Identify all lines in the data containing the string "this". Copy them out.

Raw records:
+ + + + + + +
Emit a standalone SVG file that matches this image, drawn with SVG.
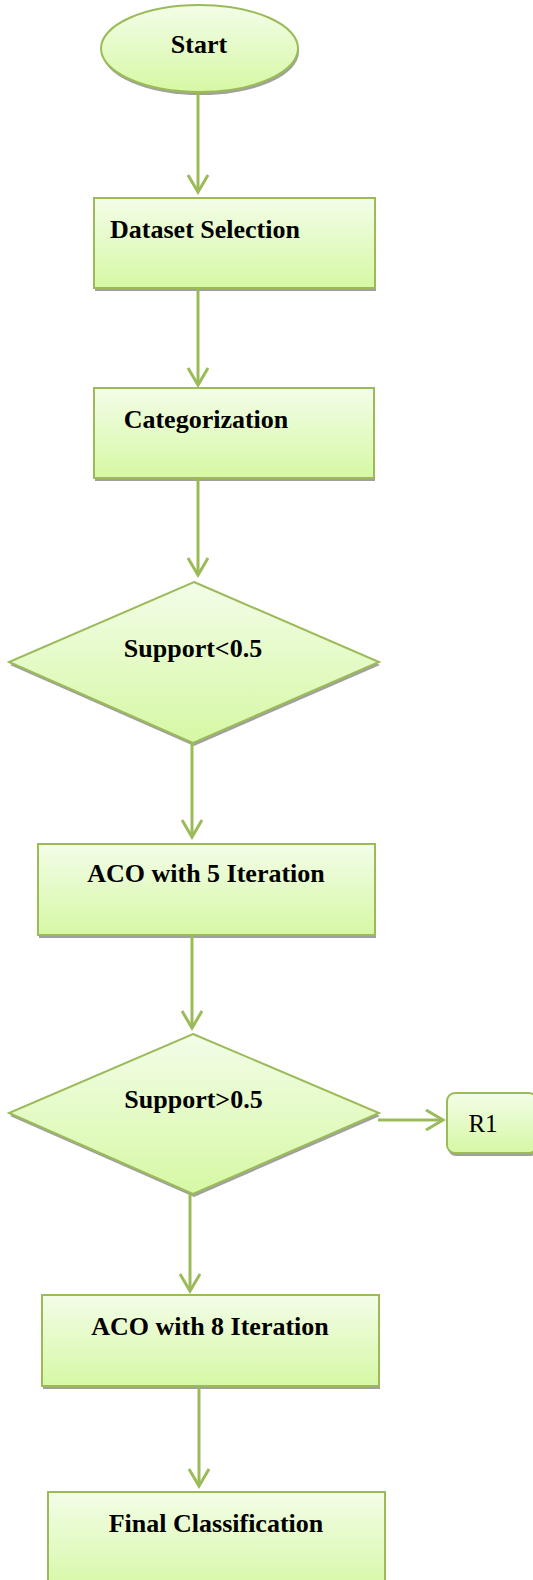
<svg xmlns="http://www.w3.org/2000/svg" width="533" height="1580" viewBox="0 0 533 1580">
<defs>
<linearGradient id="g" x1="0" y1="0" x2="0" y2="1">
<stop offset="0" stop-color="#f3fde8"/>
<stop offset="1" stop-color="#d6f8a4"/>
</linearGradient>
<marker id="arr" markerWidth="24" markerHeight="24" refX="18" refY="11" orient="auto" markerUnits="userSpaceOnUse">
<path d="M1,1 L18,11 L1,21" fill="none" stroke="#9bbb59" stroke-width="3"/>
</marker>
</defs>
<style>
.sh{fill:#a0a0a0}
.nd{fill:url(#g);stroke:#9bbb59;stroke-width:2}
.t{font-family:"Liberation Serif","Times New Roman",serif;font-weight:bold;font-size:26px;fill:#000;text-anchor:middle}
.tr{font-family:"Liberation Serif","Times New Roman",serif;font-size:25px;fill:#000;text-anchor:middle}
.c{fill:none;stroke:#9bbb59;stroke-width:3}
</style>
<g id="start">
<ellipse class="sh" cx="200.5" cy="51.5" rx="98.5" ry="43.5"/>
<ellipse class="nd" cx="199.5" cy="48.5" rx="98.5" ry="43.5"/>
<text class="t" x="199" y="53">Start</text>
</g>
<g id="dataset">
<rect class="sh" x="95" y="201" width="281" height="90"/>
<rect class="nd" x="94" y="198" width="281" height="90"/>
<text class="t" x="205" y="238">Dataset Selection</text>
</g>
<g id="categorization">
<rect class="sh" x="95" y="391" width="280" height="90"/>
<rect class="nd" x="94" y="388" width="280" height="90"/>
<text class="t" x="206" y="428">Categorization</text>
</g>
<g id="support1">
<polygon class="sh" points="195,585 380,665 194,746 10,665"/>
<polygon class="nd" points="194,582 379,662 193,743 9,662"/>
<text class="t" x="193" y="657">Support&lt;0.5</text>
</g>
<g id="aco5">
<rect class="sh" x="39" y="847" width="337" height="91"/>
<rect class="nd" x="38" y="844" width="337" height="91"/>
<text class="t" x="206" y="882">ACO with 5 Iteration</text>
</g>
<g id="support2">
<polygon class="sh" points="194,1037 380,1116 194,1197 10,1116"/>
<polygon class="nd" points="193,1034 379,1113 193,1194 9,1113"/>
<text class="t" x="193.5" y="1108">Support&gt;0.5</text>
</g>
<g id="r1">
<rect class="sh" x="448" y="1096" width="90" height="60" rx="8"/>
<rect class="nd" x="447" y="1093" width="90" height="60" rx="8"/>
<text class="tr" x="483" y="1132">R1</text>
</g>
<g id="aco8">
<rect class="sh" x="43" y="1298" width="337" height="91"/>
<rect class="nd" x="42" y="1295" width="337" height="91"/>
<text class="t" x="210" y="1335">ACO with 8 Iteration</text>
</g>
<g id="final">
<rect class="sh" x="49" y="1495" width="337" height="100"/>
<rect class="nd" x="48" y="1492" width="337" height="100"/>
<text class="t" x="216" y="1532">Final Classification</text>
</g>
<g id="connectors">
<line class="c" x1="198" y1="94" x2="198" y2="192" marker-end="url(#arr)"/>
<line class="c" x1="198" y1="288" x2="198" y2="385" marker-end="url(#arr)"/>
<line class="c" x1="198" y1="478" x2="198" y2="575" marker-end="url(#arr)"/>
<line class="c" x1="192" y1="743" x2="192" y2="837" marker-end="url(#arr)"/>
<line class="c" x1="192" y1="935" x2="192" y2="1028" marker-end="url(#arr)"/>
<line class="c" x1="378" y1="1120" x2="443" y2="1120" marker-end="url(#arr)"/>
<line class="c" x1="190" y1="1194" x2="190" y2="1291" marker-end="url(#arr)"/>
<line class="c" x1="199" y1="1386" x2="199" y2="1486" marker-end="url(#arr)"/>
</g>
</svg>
+ + + + + + +
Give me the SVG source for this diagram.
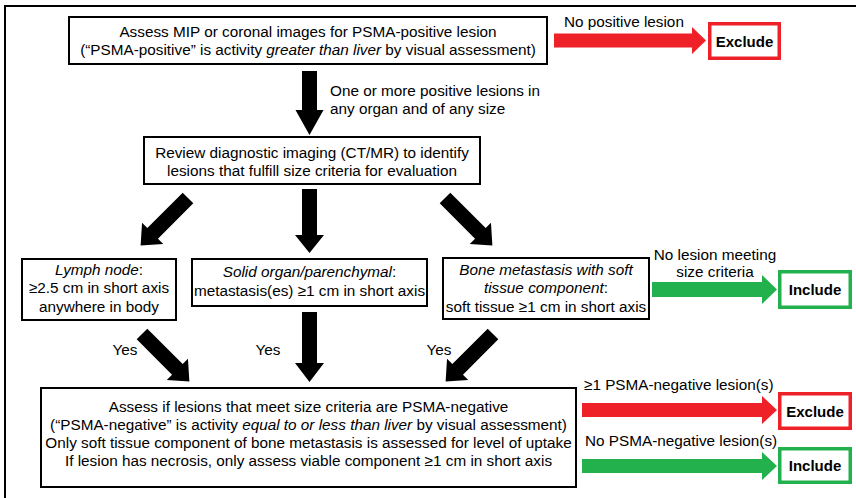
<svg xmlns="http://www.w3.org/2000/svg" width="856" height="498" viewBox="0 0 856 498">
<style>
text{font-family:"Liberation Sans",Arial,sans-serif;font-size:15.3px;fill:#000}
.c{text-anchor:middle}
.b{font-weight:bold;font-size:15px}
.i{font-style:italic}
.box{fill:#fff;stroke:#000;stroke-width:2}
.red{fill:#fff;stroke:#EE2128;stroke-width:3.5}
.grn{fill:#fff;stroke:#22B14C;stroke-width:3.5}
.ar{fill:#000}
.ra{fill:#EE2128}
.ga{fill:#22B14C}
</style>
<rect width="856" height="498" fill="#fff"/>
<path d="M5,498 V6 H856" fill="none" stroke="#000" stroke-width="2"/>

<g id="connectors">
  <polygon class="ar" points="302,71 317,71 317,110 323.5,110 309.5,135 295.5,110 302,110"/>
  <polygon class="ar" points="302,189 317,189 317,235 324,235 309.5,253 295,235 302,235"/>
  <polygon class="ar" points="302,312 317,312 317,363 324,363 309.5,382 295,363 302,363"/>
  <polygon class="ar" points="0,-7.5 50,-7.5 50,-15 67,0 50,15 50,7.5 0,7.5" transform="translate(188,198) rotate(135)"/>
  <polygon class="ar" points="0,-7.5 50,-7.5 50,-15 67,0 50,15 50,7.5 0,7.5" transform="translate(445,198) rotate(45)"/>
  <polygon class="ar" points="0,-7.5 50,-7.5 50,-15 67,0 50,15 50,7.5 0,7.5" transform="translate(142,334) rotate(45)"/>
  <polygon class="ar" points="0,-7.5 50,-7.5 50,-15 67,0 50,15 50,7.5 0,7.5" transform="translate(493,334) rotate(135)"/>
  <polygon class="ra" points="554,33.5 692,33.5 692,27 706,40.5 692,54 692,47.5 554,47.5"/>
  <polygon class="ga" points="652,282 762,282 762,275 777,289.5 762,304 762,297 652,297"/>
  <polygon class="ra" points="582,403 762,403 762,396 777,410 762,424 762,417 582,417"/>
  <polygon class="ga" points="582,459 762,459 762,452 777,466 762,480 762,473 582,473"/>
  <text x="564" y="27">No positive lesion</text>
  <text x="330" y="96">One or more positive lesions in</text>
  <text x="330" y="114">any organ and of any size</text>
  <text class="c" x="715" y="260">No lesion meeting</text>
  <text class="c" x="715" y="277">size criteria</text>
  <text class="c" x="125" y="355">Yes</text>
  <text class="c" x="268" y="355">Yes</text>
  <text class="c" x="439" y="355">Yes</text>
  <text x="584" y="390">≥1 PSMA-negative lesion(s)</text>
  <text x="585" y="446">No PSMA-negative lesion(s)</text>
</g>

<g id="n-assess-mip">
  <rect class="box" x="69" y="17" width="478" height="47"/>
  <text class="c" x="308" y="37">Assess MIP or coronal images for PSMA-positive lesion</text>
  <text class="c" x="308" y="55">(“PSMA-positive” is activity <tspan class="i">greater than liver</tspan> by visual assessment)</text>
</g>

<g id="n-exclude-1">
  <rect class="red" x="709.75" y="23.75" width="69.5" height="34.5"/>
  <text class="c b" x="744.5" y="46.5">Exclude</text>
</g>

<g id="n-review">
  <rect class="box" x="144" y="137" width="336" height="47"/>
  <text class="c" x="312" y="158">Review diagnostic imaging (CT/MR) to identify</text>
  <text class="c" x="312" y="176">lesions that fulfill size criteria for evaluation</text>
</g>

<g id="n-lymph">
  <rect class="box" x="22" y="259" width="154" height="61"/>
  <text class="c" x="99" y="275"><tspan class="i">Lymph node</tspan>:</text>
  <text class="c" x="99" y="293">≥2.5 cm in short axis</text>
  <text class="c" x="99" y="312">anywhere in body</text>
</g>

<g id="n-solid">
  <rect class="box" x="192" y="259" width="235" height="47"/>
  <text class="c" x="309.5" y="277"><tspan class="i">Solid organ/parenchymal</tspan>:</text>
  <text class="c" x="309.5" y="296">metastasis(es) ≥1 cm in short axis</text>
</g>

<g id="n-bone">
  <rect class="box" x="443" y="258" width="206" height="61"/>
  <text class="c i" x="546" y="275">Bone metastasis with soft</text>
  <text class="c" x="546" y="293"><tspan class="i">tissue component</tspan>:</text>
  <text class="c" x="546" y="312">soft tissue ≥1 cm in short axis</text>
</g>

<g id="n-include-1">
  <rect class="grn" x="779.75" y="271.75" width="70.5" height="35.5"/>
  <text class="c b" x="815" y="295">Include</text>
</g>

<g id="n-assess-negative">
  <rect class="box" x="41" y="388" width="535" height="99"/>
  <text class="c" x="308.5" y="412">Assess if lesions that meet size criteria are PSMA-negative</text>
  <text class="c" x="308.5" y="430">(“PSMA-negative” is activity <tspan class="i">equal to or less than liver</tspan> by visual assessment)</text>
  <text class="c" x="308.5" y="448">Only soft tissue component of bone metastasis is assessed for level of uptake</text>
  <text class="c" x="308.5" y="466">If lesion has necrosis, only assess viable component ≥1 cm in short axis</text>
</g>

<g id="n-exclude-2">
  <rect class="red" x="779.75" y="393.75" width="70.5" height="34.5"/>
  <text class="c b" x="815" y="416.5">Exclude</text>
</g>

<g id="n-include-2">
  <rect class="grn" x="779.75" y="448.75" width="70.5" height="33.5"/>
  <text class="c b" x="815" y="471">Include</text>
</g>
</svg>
+ + + + + + +
The response:
Emit a standalone SVG file that matches this image, drawn with SVG.
Give me the SVG source for this diagram.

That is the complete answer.